The five Prefaces of Easter—that is, the first part of the Eucharistic Prayer leading us into the “Holy, Holy”—all contain the phrase “overcome with paschal joy.” So what is Paschal joy, anyway? Well, first of all, the word “paschal” comes from the Latin word pascha, which in turn is from the Hebrew word pesach, which we translate in English as “Passover.” For Christians, the Jewish festival of Passover has been transformed into Easter.

We as Catholic Christians celebrate the fact that Jesus passed over from death to life and so enabled us to pass over with him from an old way of life to a new and better existence, and to pass over from earth to heaven.

Now you might be thinking, “Sure, I’m joyful about Easter. But overcome with joy? Isn’t that going too far?” Well we certainly don’t look overcome with paschal joy when we are leaving Mass, but we should!

Don’t forget that we Christians have available supernatural joy, one of the fruits of the Spirit listed by Saint Paul (along with love, peace, patience, kindness, goodness, faithfulness, gentleness and self-control; Galatians 5:22).

With the Holy Spirit, our surroundings may be crumbling around us or threatening our plans, and we may feel some inner anxiety, but alongside it we can feel joy. The gifts of the Holy Spirit do not diminish with our weakness. In fact, sometimes they shine more in us when we feel lowest.

So, back to the question—how can we be “overcome with joy” here on earth, especially knowing that sorrow will always be along with it, as least to some extent? One way to be overcome with joy is to praise God. In fact, at Mass the words in the Easter Prefaces about being “overcome with joy” are followed by a reference to praise: “Therefore, overcome with paschal joy, every land, every people exults in your praise and even the heavenly Powers, with the angelic hosts, sing together the unending hymn of your glory, as they acclaim: Holy, Holy, Holy Lord God of hosts…”
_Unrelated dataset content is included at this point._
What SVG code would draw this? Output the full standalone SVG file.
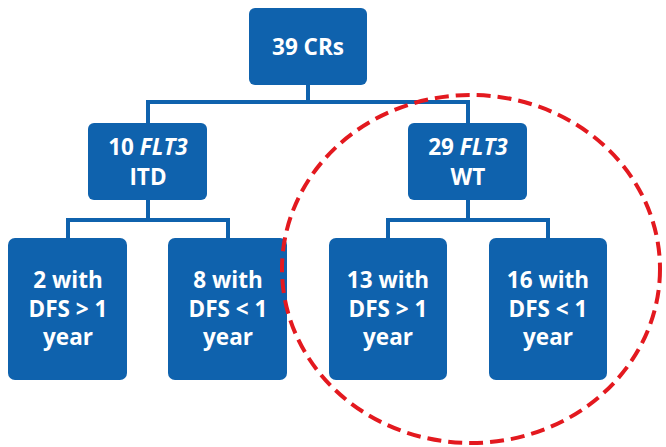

I should also point out that we can praise the Lord outside of Mass too. If we do so on a regular basis by taking our eyes off ourselves and putting them on God, we just might find ourselves getting closer to the kind of rejoicing known in heaven, and overcome with paschal joy.

Try living your life according to JOY:

J—putting Jesus first

O—putting others and their needs second

Y—putting your interests and desires last

Let’s try it! If we all try it, maybe we will see more smiles during Mass and on the way out of Church in the weeks to come! Let’s be a JOY filled people!

This weekend we as a parish family are certainly filled with joy as we celebrate the Sacrament of First Holy Communion for our young people on Saturday and this afternoon we celebrate the Sacrament of Confirmation for our young adults. What a powerful weekend it is! What an opportunity for us to rejoice! What a cause for JOY!

How fitting it is that this weekend in the Gospel Jesus says to us, “Feed my lambs,” “Tend my sheep,” and “Feed my sheep.” Of course we know this call from Jesus can only come after we have strengthened our own relationship with Jesus. Prior to these statements Jesus did ask Peter “do you love me?” Prayer has to come first. When St. Monica asked the Bishop Ambrose what to do about her pagan son, he told her, “Before you talk to Augustine about God, make sure you talk to God about Augustine.” Great advice. Prayer first--especially before Jesus in the Blessed Sacrament. Hear him ask, “Do you love me?” Then go forth and feed His sheep; help to draw others closer to the Lord. This is not a call only for those in the priesthood or religious life, this is a call for all of us who call ourselves Christians. We all have to do our part to feed His sheep.

This weekend we rejoice that the parents of our First Holy Communion students and our Confirmation candidates have done their part in helping their children to know Jesus and have a relationship with Him. They have fulfilled their promise which they made at the baptism of their children to train them in the practice of the Faith and to bring their child up to keep God’s commandments as Christ has taught us by loving God and neighbor. They have fed His sheep, their children. To all parents I say “thank you!” May we all see this weekend as an opportunity to reflect on how each of us can fulfill this call!

As always, remember to pray for our parish family and ask God’s blessings as we build His kingdom here. Please know that I am praying for you, and I ask for your prayers for me, that together through the intercession of Saint Bridget of Sweden, our Patroness, and united in the Eucharist, we will reflect the presence of Jesus to the world!